EXERCISE TASK
Retype, exactly as they stand, the lines from the start of the data to the line that contains "(10,13) -- (1092,13);", both ends included. Leave the pictures out.

··· DATASET EXCERPT ···

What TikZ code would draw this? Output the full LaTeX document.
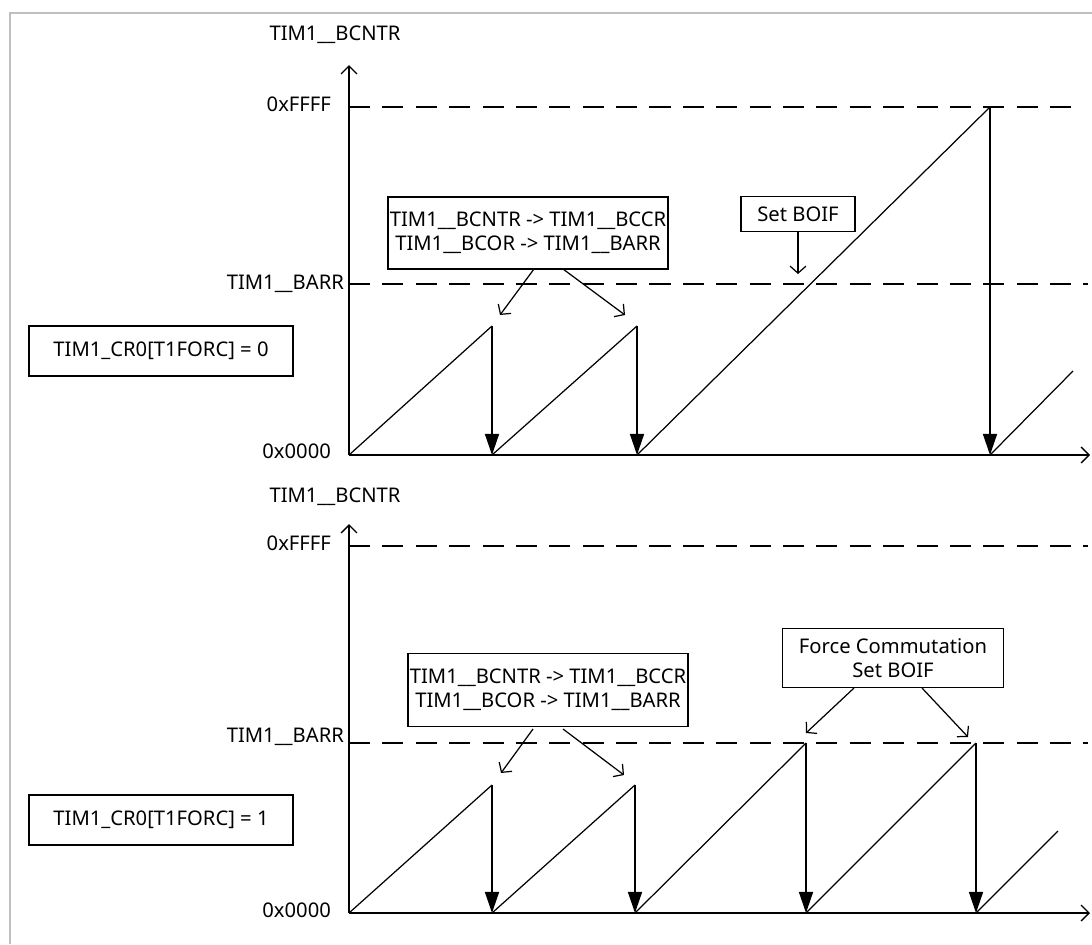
\documentclass[tikz,border=0pt]{standalone}
\usepackage{fontspec}
\setmainfont{Noto Sans}
\usetikzlibrary{arrows.meta}
\tikzset{
  lbl/.style={font=\fontsize{11.5}{13.5}\selectfont, inner sep=1pt},
  box/.style={draw, lbl, align=center, line width=0.7pt},
  ax/.style={line width=0.8pt, -{Straight Barb[length=4.5pt,width=9pt]}},
  lvl/.style={line width=0.8pt, dash pattern=on 12pt off 7pt},
  ramp/.style={line width=0.7pt},
  drop/.style={line width=0.8pt, -{Triangle[length=12pt,width=8pt]}},
  ptr/.style={line width=0.7pt, -{Straight Barb[length=4pt,width=9pt]}},
}
\begin{document}
\begin{tikzpicture}[x=0.02cm, y=-0.02cm]
    \useasboundingbox (0,0) rectangle (1092,944);
    \draw[gray!50, line width=1pt] (10,944) -- (10,13) -- (1092,13);

    % upper plot, T1FORC = 0
    \node[lbl] (yname1) at (335,35) {TIM1\_\_BCNTR};
    \node[lbl, anchor=east] (max1) at (333,104) {0xFFFF};
    \node[lbl, anchor=east] (arr1) at (346,284) {TIM1\_\_BARR};
    \node[lbl, anchor=east] (zero1) at (333,451) {0x0000};
    \node[box, minimum width=5.28cm, minimum height=1cm] (mode1) at (161,351) {TIM1\_CR0[T1FORC] = 0};
    \node[box, minimum width=5.26cm, minimum height=1.44cm] (copy1) at (528,233) {TIM1\_\_BCNTR -> TIM1\_\_BCCR\\TIM1\_\_BCOR -> TIM1\_\_BARR};
    \node[box, minimum width=2.28cm, minimum height=0.7cm] (boif1) at (798,214) {Set BOIF};

    \coordinate (o1) at (349,455);
    \coordinate (p11) at (492,326);
    \coordinate (b11) at (492,455);
    \coordinate (p12) at (637,326);
    \coordinate (b12) at (637,455);
    \coordinate (p13) at (990,107);
    \coordinate (b13) at (990,455);
    \coordinate (e1) at (1073,371);

    \draw[lvl] (349,107) -- (1072,107);
    \draw[lvl] (349,284) -- (1088,284);
    \draw[ax] (o1) -- (349,65);
    \draw[ax] (o1) -- (1090,455);

    \draw[ramp] (o1) -- (p11);
    \draw[ramp] (b11) -- (p12);
    \draw[ramp] (b12) -- (p13);
    \draw[ramp] (b13) -- (e1);
    \draw[drop] (p11) -- (b11);
    \draw[drop] (p12) -- (b12);
    \draw[drop] (p13) -- (b13);

    \draw[ptr] (534,269) -- (500,315);
    \draw[ptr] (563,269) -- (625,315);
    \draw[ptr] (boif1.south) -- (798,274);

    % lower plot, T1FORC = 1
    \node[lbl] (yname2) at (335,497) {TIM1\_\_BCNTR};
    \node[lbl, anchor=east] (max2) at (333,543) {0xFFFF};
    \node[lbl, anchor=east] (arr2) at (346,737) {TIM1\_\_BARR};
    \node[lbl, anchor=east] (zero2) at (333,910) {0x0000};
    \node[box, minimum width=5.28cm, minimum height=1cm] (mode2) at (161,820) {TIM1\_CR0[T1FORC] = 1};
    \node[box, minimum width=5.1cm, minimum height=1.46cm] (copy2) at (548,690) {TIM1\_\_BCNTR -> TIM1\_\_BCCR\\TIM1\_\_BCOR -> TIM1\_\_BARR};
    \node[box, minimum width=4.42cm, minimum height=1.18cm] (force2) at (893,658) {Force Commutation\\Set BOIF};

    \coordinate (o2) at (349,913);
    \coordinate (p21) at (492,785);
    \coordinate (b21) at (492,913);
    \coordinate (p22) at (635,785);
    \coordinate (b22) at (635,913);
    \coordinate (p23) at (806,743);
    \coordinate (b23) at (806,913);
    \coordinate (p24) at (976,743);
    \coordinate (b24) at (976,913);
    \coordinate (e2) at (1058,831);

    \draw[lvl] (349,546) -- (1088,546);
    \draw[lvl] (349,743) -- (1088,743);
    \draw[ax] (o2) -- (349,524);
    \draw[ax] (o2) -- (1090,913);

    \draw[ramp] (o2) -- (p21);
    \draw[ramp] (b21) -- (p22);
    \draw[ramp] (b22) -- (p23);
    \draw[ramp] (b23) -- (p24);
    \draw[ramp] (b24) -- (e2);
    \draw[drop] (p21) -- (b21);
    \draw[drop] (p22) -- (b22);
    \draw[drop] (p23) -- (b23);
    \draw[drop] (p24) -- (b24);

    \draw[ptr] (533,729) -- (501,773);
    \draw[ptr] (563,729) -- (624,775);
    \draw[ptr] (854,688) -- (806,733);
    \draw[ptr] (922,688) -- (968,737);
\end{tikzpicture}
\end{document}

···

ANSWER TO THIS PROBLEM
What TikZ code would draw this? Output the full LaTeX document.
\documentclass[tikz,border=0pt]{standalone}
\usepackage{fontspec}
\setmainfont{Noto Sans}
\usetikzlibrary{arrows.meta}
\tikzset{
  lbl/.style={font=\fontsize{11.5}{13.5}\selectfont, inner sep=1pt},
  box/.style={draw, lbl, align=center, line width=0.7pt},
  ax/.style={line width=0.8pt, -{Straight Barb[length=4.5pt,width=9pt]}},
  lvl/.style={line width=0.8pt, dash pattern=on 12pt off 7pt},
  ramp/.style={line width=0.7pt},
  drop/.style={line width=0.8pt, -{Triangle[length=12pt,width=8pt]}},
  ptr/.style={line width=0.7pt, -{Straight Barb[length=4pt,width=9pt]}},
}
\begin{document}
\begin{tikzpicture}[x=0.02cm, y=-0.02cm]
    \useasboundingbox (0,0) rectangle (1092,944);
    \draw[gray!50, line width=1pt] (10,944) -- (10,13) -- (1092,13);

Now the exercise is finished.